▶ [Provided entries]
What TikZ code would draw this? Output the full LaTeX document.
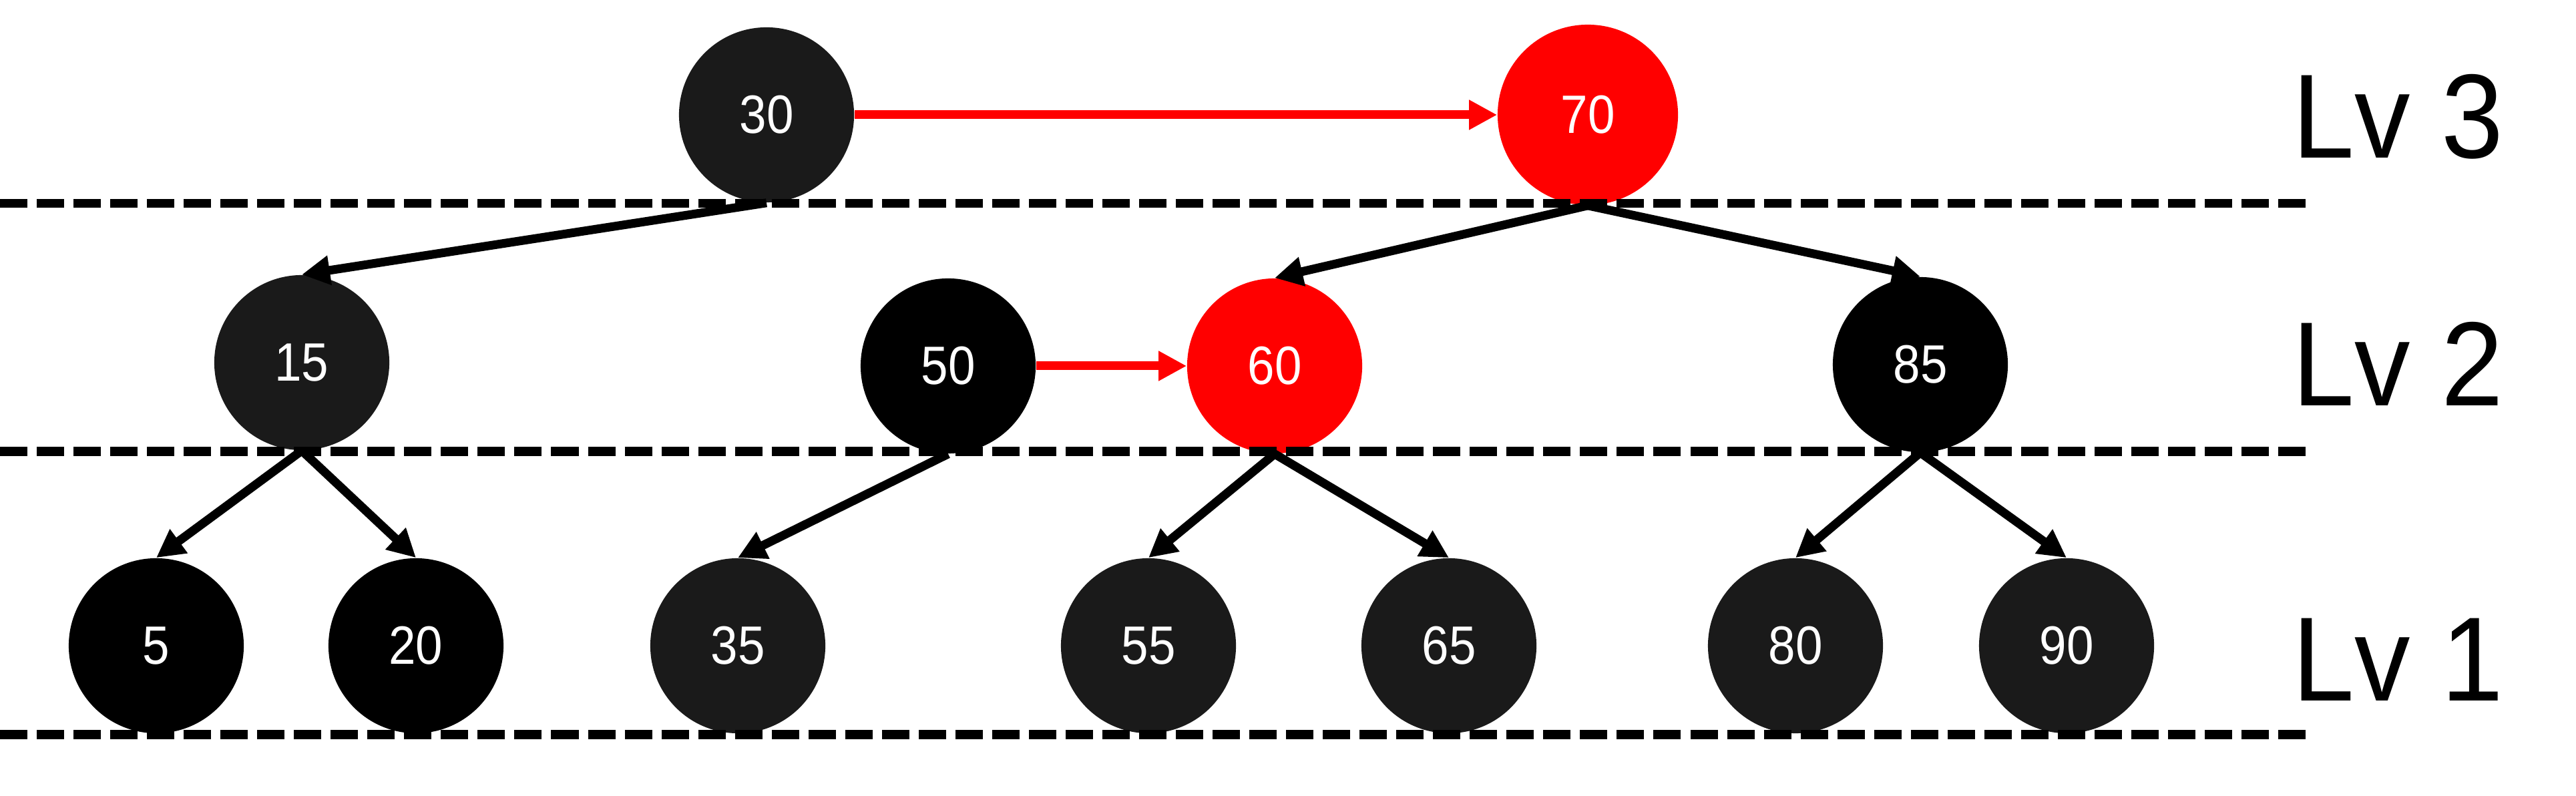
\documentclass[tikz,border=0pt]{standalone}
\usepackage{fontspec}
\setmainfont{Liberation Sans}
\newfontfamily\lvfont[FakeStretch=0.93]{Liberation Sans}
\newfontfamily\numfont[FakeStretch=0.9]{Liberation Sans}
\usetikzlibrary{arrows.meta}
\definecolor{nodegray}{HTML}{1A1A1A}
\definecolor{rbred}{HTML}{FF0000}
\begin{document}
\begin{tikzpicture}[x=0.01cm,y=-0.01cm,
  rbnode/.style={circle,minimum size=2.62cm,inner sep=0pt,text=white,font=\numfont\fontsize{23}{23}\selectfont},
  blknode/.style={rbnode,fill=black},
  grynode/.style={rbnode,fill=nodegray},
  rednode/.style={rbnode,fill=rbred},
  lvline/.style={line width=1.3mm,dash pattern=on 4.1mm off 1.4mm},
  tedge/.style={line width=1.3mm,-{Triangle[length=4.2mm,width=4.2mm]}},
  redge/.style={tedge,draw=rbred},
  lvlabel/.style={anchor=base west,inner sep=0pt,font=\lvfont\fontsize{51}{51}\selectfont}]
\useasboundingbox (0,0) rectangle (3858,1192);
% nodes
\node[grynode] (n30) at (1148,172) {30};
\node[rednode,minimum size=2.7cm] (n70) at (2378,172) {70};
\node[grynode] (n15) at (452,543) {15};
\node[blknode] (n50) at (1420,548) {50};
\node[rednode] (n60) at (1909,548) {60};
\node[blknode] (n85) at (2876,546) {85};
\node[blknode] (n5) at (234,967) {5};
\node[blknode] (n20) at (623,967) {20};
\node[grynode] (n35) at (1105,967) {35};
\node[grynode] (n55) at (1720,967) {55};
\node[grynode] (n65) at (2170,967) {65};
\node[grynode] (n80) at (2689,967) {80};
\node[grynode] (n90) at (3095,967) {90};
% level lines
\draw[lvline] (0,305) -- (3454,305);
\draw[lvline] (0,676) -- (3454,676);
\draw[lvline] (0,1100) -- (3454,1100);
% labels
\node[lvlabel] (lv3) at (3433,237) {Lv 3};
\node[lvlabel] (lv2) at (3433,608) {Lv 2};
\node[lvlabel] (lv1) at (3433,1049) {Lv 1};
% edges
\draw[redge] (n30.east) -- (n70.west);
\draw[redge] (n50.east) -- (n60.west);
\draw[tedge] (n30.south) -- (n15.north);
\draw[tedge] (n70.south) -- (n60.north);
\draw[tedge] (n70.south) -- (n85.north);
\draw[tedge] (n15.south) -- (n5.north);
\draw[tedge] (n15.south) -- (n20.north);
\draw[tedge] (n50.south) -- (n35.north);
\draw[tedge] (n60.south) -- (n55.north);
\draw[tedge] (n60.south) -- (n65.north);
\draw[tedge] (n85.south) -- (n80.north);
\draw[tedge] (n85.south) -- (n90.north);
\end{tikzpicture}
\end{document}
...
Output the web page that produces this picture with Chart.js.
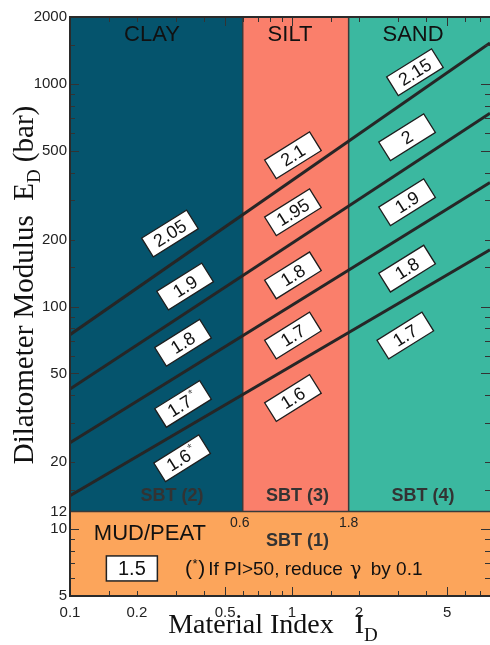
--
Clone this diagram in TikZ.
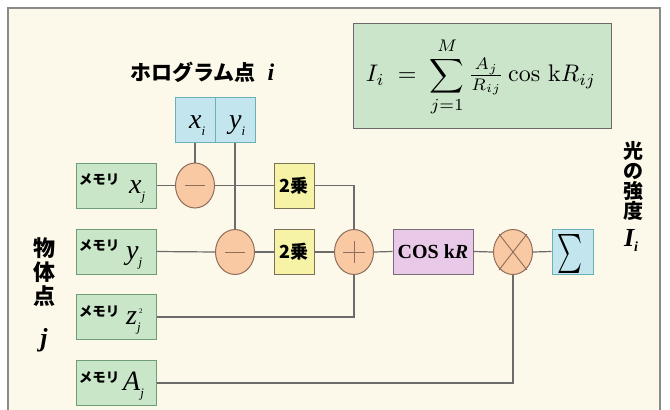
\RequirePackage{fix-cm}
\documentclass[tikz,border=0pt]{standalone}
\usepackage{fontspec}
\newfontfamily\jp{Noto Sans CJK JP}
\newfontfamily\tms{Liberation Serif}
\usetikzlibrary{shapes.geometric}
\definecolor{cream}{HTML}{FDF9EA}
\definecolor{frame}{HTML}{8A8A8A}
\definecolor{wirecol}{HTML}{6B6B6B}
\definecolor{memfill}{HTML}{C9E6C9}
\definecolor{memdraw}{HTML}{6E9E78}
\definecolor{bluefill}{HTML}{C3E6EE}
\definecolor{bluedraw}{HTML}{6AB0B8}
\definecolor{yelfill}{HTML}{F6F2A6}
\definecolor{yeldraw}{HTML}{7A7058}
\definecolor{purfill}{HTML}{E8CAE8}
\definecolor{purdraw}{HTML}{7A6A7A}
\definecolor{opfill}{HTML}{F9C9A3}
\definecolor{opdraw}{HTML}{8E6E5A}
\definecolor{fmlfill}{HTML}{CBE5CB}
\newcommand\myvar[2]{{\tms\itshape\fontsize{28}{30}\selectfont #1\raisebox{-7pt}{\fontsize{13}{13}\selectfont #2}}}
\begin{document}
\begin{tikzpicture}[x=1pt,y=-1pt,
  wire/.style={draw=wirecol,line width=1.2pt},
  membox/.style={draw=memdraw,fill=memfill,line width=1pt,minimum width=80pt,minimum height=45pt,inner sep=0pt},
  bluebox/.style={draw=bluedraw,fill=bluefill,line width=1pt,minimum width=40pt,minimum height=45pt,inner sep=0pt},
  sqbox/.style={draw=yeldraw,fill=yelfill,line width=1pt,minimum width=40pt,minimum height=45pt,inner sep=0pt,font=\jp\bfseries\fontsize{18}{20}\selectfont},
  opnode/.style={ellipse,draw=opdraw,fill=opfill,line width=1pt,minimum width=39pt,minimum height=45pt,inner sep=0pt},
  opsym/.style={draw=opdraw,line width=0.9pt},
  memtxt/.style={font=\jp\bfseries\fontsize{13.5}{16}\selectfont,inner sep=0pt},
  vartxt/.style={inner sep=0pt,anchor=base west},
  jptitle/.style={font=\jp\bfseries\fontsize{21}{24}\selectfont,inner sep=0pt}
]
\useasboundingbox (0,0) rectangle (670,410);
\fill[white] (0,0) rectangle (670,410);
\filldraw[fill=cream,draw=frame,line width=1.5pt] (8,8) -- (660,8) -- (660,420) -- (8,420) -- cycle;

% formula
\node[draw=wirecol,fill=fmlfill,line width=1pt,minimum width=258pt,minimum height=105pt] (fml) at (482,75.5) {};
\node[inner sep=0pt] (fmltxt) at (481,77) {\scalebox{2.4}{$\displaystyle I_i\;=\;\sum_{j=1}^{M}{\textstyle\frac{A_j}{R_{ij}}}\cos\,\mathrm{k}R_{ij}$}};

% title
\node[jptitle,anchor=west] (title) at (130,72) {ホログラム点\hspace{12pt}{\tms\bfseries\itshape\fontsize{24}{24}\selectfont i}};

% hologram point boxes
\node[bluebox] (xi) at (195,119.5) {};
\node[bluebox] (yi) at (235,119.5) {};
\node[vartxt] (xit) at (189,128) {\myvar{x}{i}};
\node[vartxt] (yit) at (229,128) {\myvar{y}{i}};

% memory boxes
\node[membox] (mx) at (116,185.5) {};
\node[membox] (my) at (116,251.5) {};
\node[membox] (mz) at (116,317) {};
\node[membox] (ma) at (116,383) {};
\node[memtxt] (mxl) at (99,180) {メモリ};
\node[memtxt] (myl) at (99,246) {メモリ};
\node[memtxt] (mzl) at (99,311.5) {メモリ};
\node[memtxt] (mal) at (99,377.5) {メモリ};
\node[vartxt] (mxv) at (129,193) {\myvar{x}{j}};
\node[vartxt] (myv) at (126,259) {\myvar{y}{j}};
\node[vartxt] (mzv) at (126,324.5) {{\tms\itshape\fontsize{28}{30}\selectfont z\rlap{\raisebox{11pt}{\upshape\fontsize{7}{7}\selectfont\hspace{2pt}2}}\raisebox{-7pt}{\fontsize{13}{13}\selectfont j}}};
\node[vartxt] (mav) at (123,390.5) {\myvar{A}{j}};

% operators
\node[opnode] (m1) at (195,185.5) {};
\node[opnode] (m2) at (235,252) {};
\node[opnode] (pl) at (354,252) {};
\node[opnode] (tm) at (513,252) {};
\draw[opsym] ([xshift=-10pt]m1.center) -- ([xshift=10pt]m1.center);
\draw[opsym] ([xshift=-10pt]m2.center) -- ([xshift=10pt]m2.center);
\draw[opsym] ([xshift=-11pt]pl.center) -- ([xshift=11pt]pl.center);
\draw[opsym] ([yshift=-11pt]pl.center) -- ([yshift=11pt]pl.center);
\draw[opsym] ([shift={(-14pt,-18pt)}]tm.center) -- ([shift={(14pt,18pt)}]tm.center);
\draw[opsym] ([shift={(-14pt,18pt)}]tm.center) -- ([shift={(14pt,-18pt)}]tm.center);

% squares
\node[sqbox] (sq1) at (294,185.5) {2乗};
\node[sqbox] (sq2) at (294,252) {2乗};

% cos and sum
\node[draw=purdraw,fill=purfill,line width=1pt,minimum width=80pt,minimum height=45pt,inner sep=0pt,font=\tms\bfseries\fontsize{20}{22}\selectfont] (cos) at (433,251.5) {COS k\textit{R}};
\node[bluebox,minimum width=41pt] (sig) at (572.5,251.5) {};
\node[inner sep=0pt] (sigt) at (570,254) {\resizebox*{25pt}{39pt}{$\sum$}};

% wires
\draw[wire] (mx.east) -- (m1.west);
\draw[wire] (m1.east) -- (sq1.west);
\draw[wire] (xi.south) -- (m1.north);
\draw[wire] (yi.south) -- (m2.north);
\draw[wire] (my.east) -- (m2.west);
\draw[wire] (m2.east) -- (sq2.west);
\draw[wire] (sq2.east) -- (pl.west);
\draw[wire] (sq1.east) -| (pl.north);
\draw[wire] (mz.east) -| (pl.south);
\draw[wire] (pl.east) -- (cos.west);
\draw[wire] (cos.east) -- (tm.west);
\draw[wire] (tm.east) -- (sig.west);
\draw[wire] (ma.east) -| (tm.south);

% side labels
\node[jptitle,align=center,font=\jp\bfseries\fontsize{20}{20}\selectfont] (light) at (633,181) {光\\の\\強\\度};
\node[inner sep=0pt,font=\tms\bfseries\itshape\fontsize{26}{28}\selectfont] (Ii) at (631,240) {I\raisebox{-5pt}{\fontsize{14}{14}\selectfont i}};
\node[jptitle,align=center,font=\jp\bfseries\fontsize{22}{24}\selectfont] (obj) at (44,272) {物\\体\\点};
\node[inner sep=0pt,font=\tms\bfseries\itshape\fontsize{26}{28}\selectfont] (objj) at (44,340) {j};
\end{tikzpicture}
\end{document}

▶ [Brief] From the listing above, copy all lines holding the word "Output".

▶ [Answer for this exercise]
What TikZ code would draw this? Output the full LaTeX document.
Output the web page that produces this picture with Chart.js.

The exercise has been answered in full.